Hillbilly Elegy, J.D. Vance’s bestselling 2016 memoir about growing up in rural Ohio, was often touted as a work of sociology that illuminated the white underclass that was thought to comprise Donald Trump’s base. For readers discomforted by Trump’s rise, particularly liberals, Hillbilly Elegy provided what The New York Times called a “compassionate, discerning” examination into the root causes of Trump’s appeal. But there was a limit to Vance’s compassion for his former neighbors. Hillbillies had been left behind, sure, but his book implied that the bigger problem was a lack of discipline: Having come to rely on welfare checks, they spent too much and worked too little. Vance’s Appalachia was long on handouts and short on bootstraps.
But Hillbilly Elegy was also a political memoir. One can see it as a white, rural, Republican take on Barack Obama’s Dreams From My Father—a compelling introduction to a rising star. It advanced themes that would become the foundation of a hypothetical political campaign: distrust of the elites in both parties but, above all, an insistence on thrift and personal responsibility. Published weeks before Trump accepted the GOP’s nomination in Cleveland, the book was a subtler version of a bet many Republicans were making: that Trump’s idiosyncratic take on populism would badly fail. When it did, Vance would be poised to benefit.
Oops.

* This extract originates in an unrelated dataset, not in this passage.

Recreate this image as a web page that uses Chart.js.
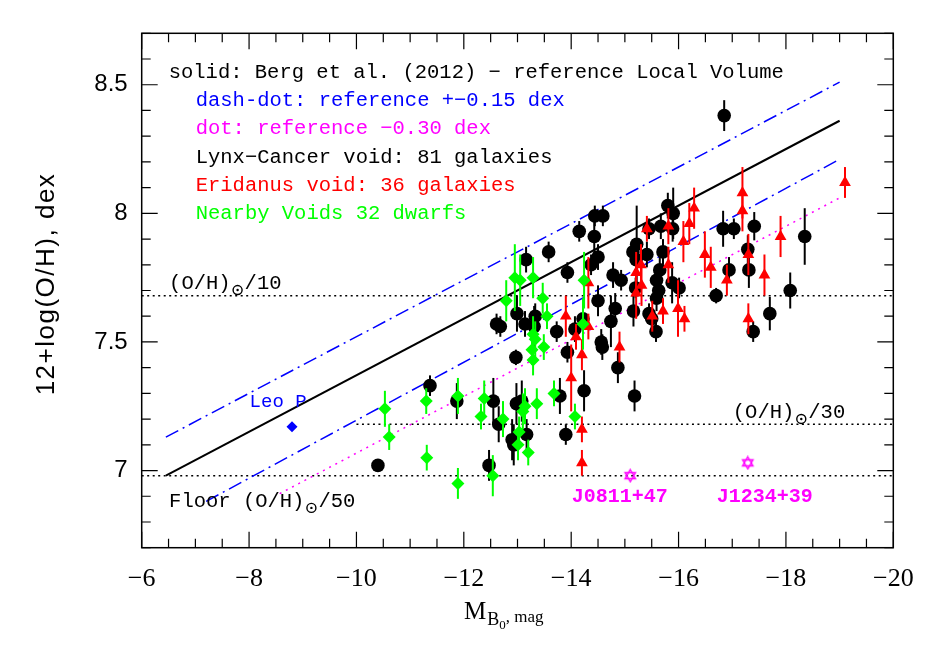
<!DOCTYPE html>
<html>
<head>
<meta charset="utf-8">
<script src="https://cdn.jsdelivr.net/npm/chart.js@4.4.1/dist/chart.umd.min.js"></script>
<style>
  html, body { margin: 0; padding: 0; background: #fff; }
  #wrap { width: 943px; height: 654px; }
</style>
</head>
<body>
<div id="wrap"><canvas id="c" width="943" height="654"></canvas></div>
<script>
// Lynx-Cancer void (black circles): M_B, 12+log(O/H), error
var lynxX = [-14.44, -14.59, -14.15, -14.43, -14.50, -14.37, -13.58, -13.16, -13.93, -14.78,
             -14.93, -15.22, -15.15, -15.21, -15.41, -15.20, -14.50, -14.82, -15.16, -14.74,
             -12.61, -12.68, -12.99, -13.14, -13.33, -13.31, -13.73, -14.07, -14.22, -13.93,
             -14.56, -14.58, -14.87, -12.97, -11.37, -11.87, -12.55, -12.98, -13.08, -13.79,
             -14.24, -15.18, -12.65, -12.90, -12.93, -13.17, -13.90, -10.40, -12.47, -16.85,
             -15.45, -15.67, -15.80, -15.90, -15.89, -15.71, -15.65, -15.59, -15.63, -15.59,
             -15.45, -15.50, -15.58, -15.88, -16.01, -16.70, -16.83, -17.03, -17.41, -17.29,
             -16.94, -17.31, -18.35, -18.08, -17.70, -17.39];
var lynxY = [7.99, 7.99, 7.93, 7.91, 7.83, 7.80, 7.85, 7.82, 7.77, 7.76,
             7.74, 7.88, 7.85, 7.82, 7.84, 7.71, 7.66, 7.63, 7.62, 7.58,
             7.57, 7.56, 7.61, 7.57, 7.60, 7.56, 7.54, 7.55, 7.59, 7.46,
             7.50, 7.48, 7.40, 7.44, 7.33, 7.27, 7.27, 7.26, 7.27, 7.29,
             7.31, 7.29, 7.18, 7.12, 7.10, 7.14, 7.14, 7.02, 7.02, 8.38,
             7.94, 7.95, 8.03, 8.00, 7.94, 7.85, 7.78, 7.74, 7.70, 7.67,
             7.61, 7.59, 7.54, 7.73, 7.71, 7.68, 7.94, 7.94, 7.95, 7.86,
             7.78, 7.78, 7.91, 7.70, 7.61, 7.54];
var lynxErr = [0.04, 0.04, 0.04, 0.08, 0.05, 0.04, 0.04, 0.05, 0.04, 0.05,
               0.04, 0.15, 0.05, 0.05, 0.05, 0.04, 0.06, 0.06, 0.06, 0.10,
               0.04, 0.04, 0.07, 0.05, 0.05, 0.08, 0.04, 0.05, 0.07, 0.04,
               0.05, 0.05, 0.06, 0.03, 0.04, 0.07, 0.09, 0.08, 0.08, 0.07,
               0.08, 0.06, 0.07, 0.08, 0.08, 0.06, 0.04, 0.02, 0.06, 0.06,
               0.04, 0.05, 0.05, 0.10, 0.05, 0.05, 0.05, 0.05, 0.05, 0.05,
               0.04, 0.04, 0.04, 0.08, 0.04, 0.03, 0.07, 0.04, 0.055, 0.055,
               0.05, 0.07, 0.11, 0.07, 0.065, 0.04];

// Eridanus void (red triangles)
var eriX = [-19.10, -17.19, -17.19, -17.90, -16.29, -16.20, -15.81, -15.41, -16.09, -16.49,
            -16.60, -17.30, -16.90, -17.60, -17.30, -15.81, -15.30, -15.21, -15.31, -15.21,
            -15.99, -16.11, -15.71, -15.51, -14.32, -13.90, -14.32, -14.09, -14.20, -14.90,
            -14.00, -14.20, -14.20];
var eriY = [8.12, 8.08, 8.01, 7.91, 8.02, 7.96, 7.95, 7.94, 7.89, 7.84,
            7.79, 7.84, 7.74, 7.76, 7.59, 7.80, 7.80, 7.77, 7.72, 7.69,
            7.63, 7.59, 7.62, 7.60, 7.73, 7.60, 7.56, 7.52, 7.45, 7.48,
            7.36, 7.16, 7.03];
var eriErr = [0.06, 0.10, 0.08, 0.08, 0.08, 0.08, 0.07, 0.05, 0.08, 0.09,
              0.08, 0.08, 0.06, 0.08, 0.06, 0.07, 0.08, 0.08, 0.08, 0.10,
              0.11, 0.05, 0.05, 0.06, 0.10, 0.08, 0.05, 0.05, 0.06, 0.06,
              0.13, 0.05, 0.05];

// Nearby Voids dwarfs (green diamonds)
var nvX = [-10.53, -10.61, -11.30, -11.31, -11.89, -11.89, -12.38, -12.32, -12.73, -12.54,
           -13.14, -13.10, -13.03, -13.01, -13.20, -13.36, -13.68, -14.07, -12.95, -13.05,
           -13.29, -12.79, -13.47, -13.55, -14.24, -14.22, -13.29, -13.33, -13.27, -13.49,
           -13.29];
var nvY = [7.24, 7.13, 7.27, 7.05, 7.29, 6.95, 7.28, 7.21, 7.20, 6.98,
           7.25, 7.23, 7.15, 7.10, 7.07, 7.26, 7.30, 7.21, 7.75, 7.74,
           7.75, 7.66, 7.67, 7.60, 7.74, 7.57, 7.53, 7.51, 7.47, 7.48,
           7.43];
var nvErr = [0.07, 0.05, 0.05, 0.05, 0.07, 0.06, 0.07, 0.05, 0.07, 0.08,
             0.07, 0.07, 0.06, 0.06, 0.05, 0.06, 0.05, 0.05, 0.13, 0.10,
             0.08, 0.08, 0.06, 0.05, 0.11, 0.10, 0.07, 0.07, 0.06, 0.05,
             0.06];

// individual objects
var leoX = [-8.80], leoY = [7.17];
var xmpX = [-15.10, -17.29], xmpY = [6.98, 7.03];
var xmpNames = ['J0811+47', 'J1234+39'];

// reference relation (Berg et al. 2012) and its offsets: end points
var bergX = [-6.45, -19.0], bergY = [6.98, 8.36];
var upX = [-6.45, -19.0], upY = [7.13, 8.51];
var loX = [-7.20, -19.0], loY = [6.88, 8.21];
var dotX = [-8.57, -19.0], dotY = [6.91, 8.06];

// solar fractions (horizontal lines)
var h10X = [-6, -20], h10Y = [7.68, 7.68];
var h30X = [-10, -20], h30Y = [7.18, 7.18];
var h50X = [-6, -20], h50Y = [6.98, 6.98];

var xTickVals = [-6, -8, -10, -12, -14, -16, -18, -20];
var yTickVals = [7, 7.5, 8, 8.5];

var legendLines = [
  ['solid: Berg et al. (2012) \u2212 reference Local Volume', '#000000', 0],
  ['dash-dot: reference +\u22120.15 dex', '#0000ff', 1],
  ['dot: reference \u22120.30 dex', '#ff00ff', 1],
  ['Lynx\u2212Cancer void: 81 galaxies', '#000000', 1],
  ['Eridanus void: 36 galaxies', '#ff0000', 1],
  ['Nearby Voids 32 dwarfs', '#00ff00', 1]
];

function pts(xs, ys) {
  return xs.map(function(x, i) { return { x: x, y: ys[i] }; });
}

function starImg() {
  var c = document.createElement('canvas'); c.width = 15; c.height = 15;
  var g = c.getContext('2d');
  g.strokeStyle = '#ff00ff'; g.lineWidth = 1.4;
  [-Math.PI / 2, Math.PI / 2].forEach(function(a0) {
    g.beginPath();
    for (var k = 0; k < 3; k++) {
      var a = a0 + k * 2 * Math.PI / 3;
      var px = 7.5 + 6 * Math.cos(a), py = 7.5 + 6 * Math.sin(a);
      if (k) g.lineTo(px, py); else g.moveTo(px, py);
    }
    g.closePath(); g.stroke();
  });
  return c;
}

var MONO = "'Courier New', 'Liberation Mono', monospace";

// error bars, drawn just before each dataset's markers
var errPlugin = {
  id: 'errbars',
  beforeDatasetDraw: function(chart, args) {
    var ds = chart.data.datasets[args.index];
    if (!ds.err) return;
    var xs = chart.scales.x, ys = chart.scales.y, ctx = chart.ctx;
    ctx.save();
    ctx.strokeStyle = ds.errColor; ctx.lineWidth = 2;
    ds.data.forEach(function(p, i) {
      var px = xs.getPixelForValue(p.x);
      ctx.beginPath();
      ctx.moveTo(px, ys.getPixelForValue(p.y - ds.err[i]));
      ctx.lineTo(px, ys.getPixelForValue(p.y + ds.err[i]));
      ctx.stroke();
    });
    ctx.restore();
  }
};

function drawOH(ctx, x, y, before, tail) {
  ctx.fillText(before + '(O/H)', x, y);
  var w = ctx.measureText(before + '(O/H)').width;
  ctx.beginPath(); ctx.lineWidth = 1.4;
  ctx.arc(x + w + 7, y + 6, 4.5, 0, 2 * Math.PI); ctx.stroke();
  ctx.beginPath(); ctx.arc(x + w + 7, y + 6, 1.2, 0, 2 * Math.PI); ctx.fill();
  ctx.fillText(tail, x + w + 14, y);
}

// frame, inward ticks, texts and axis titles
var framePlugin = {
  id: 'frame',
  afterDatasetsDraw: function(chart) {
    var ctx = chart.ctx, a = chart.chartArea, xs = chart.scales.x, ys = chart.scales.y;
    ctx.save();
    ctx.strokeStyle = '#000'; ctx.lineWidth = 1.5;
    ctx.strokeRect(a.left, a.top, a.right - a.left, a.bottom - a.top);
    ctx.lineWidth = 1.2;
    ctx.beginPath();
    for (var v = -6; v >= -20; v -= 0.5) {
      var px = xs.getPixelForValue(v);
      var len = (Math.abs(v % 2) < 1e-6) ? 16 : 9;
      ctx.moveTo(px, a.bottom); ctx.lineTo(px, a.bottom - len);
      ctx.moveTo(px, a.top); ctx.lineTo(px, a.top + len);
    }
    for (var k = 67; k <= 87; k++) {
      var py = ys.getPixelForValue(k / 10);
      var ylen = (k % 5 === 0) ? 16 : 9;
      ctx.moveTo(a.left, py); ctx.lineTo(a.left + ylen, py);
      ctx.moveTo(a.right, py); ctx.lineTo(a.right - ylen, py);
    }
    ctx.stroke();

    // legend block
    ctx.font = '20.5px ' + MONO;
    ctx.textBaseline = 'middle'; ctx.textAlign = 'left';
    legendLines.forEach(function(l, i) {
      ctx.fillStyle = l[1];
      ctx.fillText(l[0], a.left + 27 + l[2] * 27, a.top + 39.5 + i * 28.1);
    });

    // solar fraction labels
    ctx.fillStyle = '#000'; ctx.strokeStyle = '#000';
    drawOH(ctx, xs.getPixelForValue(-6.51), ys.getPixelForValue(7.725), '', '/10');
    drawOH(ctx, xs.getPixelForValue(-17.01), ys.getPixelForValue(7.224), '', '/30');
    drawOH(ctx, xs.getPixelForValue(-6.51), ys.getPixelForValue(6.878), 'Floor ', '/50');

    // object names
    ctx.font = '19px ' + MONO; ctx.fillStyle = '#0000ff';
    ctx.fillText('Leo P', xs.getPixelForValue(-8.01), ys.getPixelForValue(7.266));
    ctx.font = 'bold 20px ' + MONO; ctx.fillStyle = '#ff00ff';
    ctx.fillText(xmpNames[0], xs.getPixelForValue(-14.01), ys.getPixelForValue(6.897));
    ctx.fillText(xmpNames[1], xs.getPixelForValue(-16.71), ys.getPixelForValue(6.897));

    // x title: M_{B0}, mag
    ctx.fillStyle = '#000';
    ctx.textBaseline = 'alphabetic';
    var tx = 464, ty = 619;
    ctx.font = '25px "Liberation Serif", serif';
    ctx.fillText('M', tx, ty); tx += ctx.measureText('M').width + 1;
    ctx.font = '18px "Liberation Serif", serif';
    ctx.fillText('B', tx, ty + 6); tx += ctx.measureText('B').width;
    ctx.font = '13px "Liberation Serif", serif';
    ctx.fillText('0', tx, ty + 10); tx += ctx.measureText('0').width;
    ctx.font = '17px "Liberation Serif", serif';
    ctx.fillText(', mag', tx, ty + 3);

    // y title
    ctx.save();
    ctx.translate(54, 284); ctx.rotate(-Math.PI / 2);
    ctx.font = '26px "Liberation Sans", sans-serif';
    if ('letterSpacing' in ctx) ctx.letterSpacing = '1.5px';
    ctx.textAlign = 'center';
    ctx.fillText('12+log(O/H), dex', 0, 0);
    ctx.restore();
    ctx.restore();
  }
};

var lineDs = function(xs, ys, color, width, dash) {
  return { data: pts(xs, ys), showLine: true, pointRadius: 0, borderColor: color,
           borderWidth: width, borderDash: dash, fill: false, tension: 0 };
};

new Chart(document.getElementById('c'), {
  type: 'scatter',
  data: {
    datasets: [
      { data: pts(nvX, nvY), err: nvErr, errColor: '#00ff00', pointStyle: 'rectRot', pointRadius: 6.5,
        backgroundColor: '#00ff00', borderColor: '#00ff00', borderWidth: 0 },
      { data: pts(eriX, eriY), err: eriErr, errColor: '#ff0000', pointStyle: 'triangle', pointRadius: 6.8,
        backgroundColor: '#ff0000', borderColor: '#ff0000', borderWidth: 0 },
      { data: pts(lynxX, lynxY), err: lynxErr, errColor: '#000000', pointStyle: 'circle', pointRadius: 6.8,
        backgroundColor: '#000000', borderColor: '#000000', borderWidth: 0 },
      { data: pts(leoX, leoY), pointStyle: 'rectRot', pointRadius: 5.5,
        backgroundColor: '#0000ff', borderColor: '#0000ff', borderWidth: 0 },
      { data: pts(xmpX, xmpY), pointStyle: starImg(), pointRadius: 7 },
      lineDs(bergX, bergY, '#000000', 2, []),
      lineDs(upX, upY, '#0000ff', 1.5, [14, 5, 2, 5]),
      lineDs(loX, loY, '#0000ff', 1.5, [14, 5, 2, 5]),
      lineDs(dotX, dotY, '#ff00ff', 1.5, [2, 5]),
      lineDs(h10X, h10Y, '#000000', 1.5, [2, 3.5]),
      lineDs(h30X, h30Y, '#000000', 1.5, [2, 3.5]),
      lineDs(h50X, h50Y, '#000000', 1.5, [2, 3.5])
    ]
  },
  options: {
    responsive: false,
    devicePixelRatio: 1,
    animation: false,
    layout: { padding: { left: 0, top: 33.3, right: 49.7, bottom: 0 } },
    plugins: { legend: { display: false }, tooltip: { enabled: false } },
    scales: {
      x: {
        type: 'linear', min: -20, max: -6, reverse: true,
        grid: { display: false, drawTicks: false }, border: { display: false },
        afterBuildTicks: function(s) { s.ticks = xTickVals.map(function(v) { return { value: v }; }); },
        afterFit: function(s) { s.height = 106.3; },
        ticks: { color: '#000', padding: 16, maxRotation: 0, autoSkip: false,
                 font: { family: 'Liberation Serif', size: 26 },
                 callback: function(v) { return (v < 0 ? '\u2212' : '') + Math.abs(v); } }
      },
      y: {
        type: 'linear', min: 6.7, max: 8.7,
        grid: { display: false, drawTicks: false }, border: { display: false },
        afterBuildTicks: function(s) { s.ticks = yTickVals.map(function(v) { return { value: v }; }); },
        afterFit: function(s) { s.width = 141.7; },
        ticks: { color: '#000', padding: 14, autoSkip: false,
                 font: { family: 'Liberation Sans', size: 24 },
                 callback: function(v) { return String(v); } }
      }
    }
  },
  plugins: [errPlugin, framePlugin]
});
</script>
</body>
</html>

Five years later, and just days since launching a Senate campaign in Ohio, Vance is backtracking faster than Willie Mays. In an attempt to salvage his budding political career, the man who in 2016 said, “Trump is unfit for our nation’s highest office,” has gone on an apology tour to renounce his past opinions. “Like a lot of people, I criticized Trump back in 2016,” Vance said Monday on—where else?—Fox News. “And I ask folks not to judge me based on what I said in 2016, because I’ve been very open that I did say those critical things and I regret them, and I regret being wrong about the guy.”
Vance’s groveling is as necessary as it is humiliating. Trump, of course, did not fail in 2016, and the Republican Party has become even more Trumpist in the wake of his 2020 defeat, thus obliterating the ostensible foundation of Vance’s political career. So Vance is determined to show Republicans in general, and Trump specifically, that he’s engorging himself on humble pie. “I’m not just a flip-flopper, I’m a flip-flop-flipper on Trump,” he told Time magazine’s Molly Ball for a profile published on Wednesday.

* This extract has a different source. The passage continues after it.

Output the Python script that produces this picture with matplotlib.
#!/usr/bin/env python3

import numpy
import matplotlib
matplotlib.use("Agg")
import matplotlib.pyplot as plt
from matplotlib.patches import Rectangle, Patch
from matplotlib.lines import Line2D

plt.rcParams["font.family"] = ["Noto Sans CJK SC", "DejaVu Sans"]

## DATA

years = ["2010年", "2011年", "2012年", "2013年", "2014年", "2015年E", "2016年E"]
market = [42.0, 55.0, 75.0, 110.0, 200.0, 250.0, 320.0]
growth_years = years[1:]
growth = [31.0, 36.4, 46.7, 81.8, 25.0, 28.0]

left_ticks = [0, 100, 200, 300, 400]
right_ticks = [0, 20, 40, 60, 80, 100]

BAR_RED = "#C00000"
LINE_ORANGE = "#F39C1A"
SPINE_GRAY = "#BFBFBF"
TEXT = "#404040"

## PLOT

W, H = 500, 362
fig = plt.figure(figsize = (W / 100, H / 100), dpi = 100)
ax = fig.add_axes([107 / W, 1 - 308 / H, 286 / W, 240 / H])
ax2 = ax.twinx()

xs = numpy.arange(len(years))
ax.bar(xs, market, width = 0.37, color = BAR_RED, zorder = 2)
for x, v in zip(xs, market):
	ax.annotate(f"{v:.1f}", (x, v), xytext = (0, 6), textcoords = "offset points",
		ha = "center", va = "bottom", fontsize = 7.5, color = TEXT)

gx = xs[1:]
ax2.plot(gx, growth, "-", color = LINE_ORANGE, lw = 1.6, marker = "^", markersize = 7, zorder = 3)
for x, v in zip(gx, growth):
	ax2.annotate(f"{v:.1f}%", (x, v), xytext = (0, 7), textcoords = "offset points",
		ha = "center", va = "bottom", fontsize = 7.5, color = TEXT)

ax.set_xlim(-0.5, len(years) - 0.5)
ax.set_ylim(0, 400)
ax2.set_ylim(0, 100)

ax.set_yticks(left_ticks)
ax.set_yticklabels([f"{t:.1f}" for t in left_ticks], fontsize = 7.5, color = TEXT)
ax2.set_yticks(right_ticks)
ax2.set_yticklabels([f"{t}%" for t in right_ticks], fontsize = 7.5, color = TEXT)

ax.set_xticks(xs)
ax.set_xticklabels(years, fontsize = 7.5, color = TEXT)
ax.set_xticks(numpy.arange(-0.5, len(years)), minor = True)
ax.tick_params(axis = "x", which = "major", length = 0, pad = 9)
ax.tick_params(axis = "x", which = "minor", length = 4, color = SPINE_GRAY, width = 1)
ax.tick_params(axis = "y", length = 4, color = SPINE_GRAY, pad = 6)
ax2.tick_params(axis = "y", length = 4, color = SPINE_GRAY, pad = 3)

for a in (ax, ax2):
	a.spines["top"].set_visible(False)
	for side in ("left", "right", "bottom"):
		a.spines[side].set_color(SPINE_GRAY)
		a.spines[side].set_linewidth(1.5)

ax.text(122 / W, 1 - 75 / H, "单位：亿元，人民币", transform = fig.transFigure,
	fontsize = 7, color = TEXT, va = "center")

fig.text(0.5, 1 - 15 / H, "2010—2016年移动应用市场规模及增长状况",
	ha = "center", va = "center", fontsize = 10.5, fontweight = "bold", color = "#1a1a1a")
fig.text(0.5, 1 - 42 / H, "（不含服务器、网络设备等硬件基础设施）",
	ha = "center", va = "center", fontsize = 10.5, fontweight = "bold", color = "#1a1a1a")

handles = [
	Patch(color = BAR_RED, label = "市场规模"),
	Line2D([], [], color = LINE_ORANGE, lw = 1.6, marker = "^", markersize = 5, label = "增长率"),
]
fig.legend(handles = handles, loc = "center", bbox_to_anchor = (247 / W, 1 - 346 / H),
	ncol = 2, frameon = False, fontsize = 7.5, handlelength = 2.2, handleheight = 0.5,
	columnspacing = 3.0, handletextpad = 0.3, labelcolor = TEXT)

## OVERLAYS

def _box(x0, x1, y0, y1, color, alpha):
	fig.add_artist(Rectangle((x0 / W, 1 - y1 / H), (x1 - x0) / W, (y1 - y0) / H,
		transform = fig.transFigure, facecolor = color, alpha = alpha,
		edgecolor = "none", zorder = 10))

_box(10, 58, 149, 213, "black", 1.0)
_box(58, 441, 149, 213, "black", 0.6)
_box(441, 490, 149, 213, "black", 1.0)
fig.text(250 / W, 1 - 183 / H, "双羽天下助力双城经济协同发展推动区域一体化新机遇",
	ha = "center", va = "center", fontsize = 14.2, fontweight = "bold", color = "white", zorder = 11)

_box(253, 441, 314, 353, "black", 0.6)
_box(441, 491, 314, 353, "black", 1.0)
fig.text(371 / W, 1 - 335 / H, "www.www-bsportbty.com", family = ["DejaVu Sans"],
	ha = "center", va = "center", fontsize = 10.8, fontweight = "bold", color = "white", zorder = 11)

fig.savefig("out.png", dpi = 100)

Vance is also trying to graft his Hillbilly Elegy message onto Trump’s, suggesting that he was right all along—not about Trump, perhaps, but about the people who supported Trump. He pointed Ball to his memoir and commentary in 2016, saying, “I sort of got Trump’s issues from the beginning. I just thought that this guy was not serious and was not going to be able to really make progress on the issues I cared about.”
In reality, Vance is behind the times. His apologies this week resemble those from Republicans in the early days of the Trump era, once they realized he would win the nomination. But unthinking fealty to Trump alone may not cut it anymore, at least not in the race to fill the seat of retiring Ohio Senator Rob Portman. The large, chaotic Republican field is full of rabid Trumpers and led by Josh Mandel, a mask-burning former state treasurer who has suggested that Dr. Anthony Fauci should be in prison. The latest, most important loyalty test is whether the 2020 election was stolen. Mandel says it was; Vance won’t go that far, though he will say that it was “unfair.”
“There were some bad apples on January 6, very clearly, but most of the people there were actually super peaceful,” Vance told Time. This is what passes for nuance in the Republican Party these days. It’s also, politically speaking, a recipe for disaster; only devotion to the dominant narrative—that the violent insurrection at the Capitol was actually completely peaceful and righteous—will do.
Vance was right in 2016 when he said Trump was “unfit” for office and that his attacks on immigrants and Muslims were “reprehensible.” Four years of the Trump presidency only cemented those truths. But Vance was also wrong about the future of the GOP and, more importantly, the Trump voters whom he claimed to understand so well. Vance thought the Republican Party would return to its folksy denouncements of the greedy, lazy poor. Instead, it has continued to grow more authoritarian and openly racist.
Now, in the hopes of courting those very voters, Vance is disavowing the most sensible political opinions he’s ever uttered. But unless he’s willing to go all-in on Trump—to join the race to the bottom of Republican degeneracy—he had better have a backup plan in case a Senate seat isn’t in the cards. Maybe he could write a sequel to Hillbilly Elegy. Working title: The Audacity of Desperation.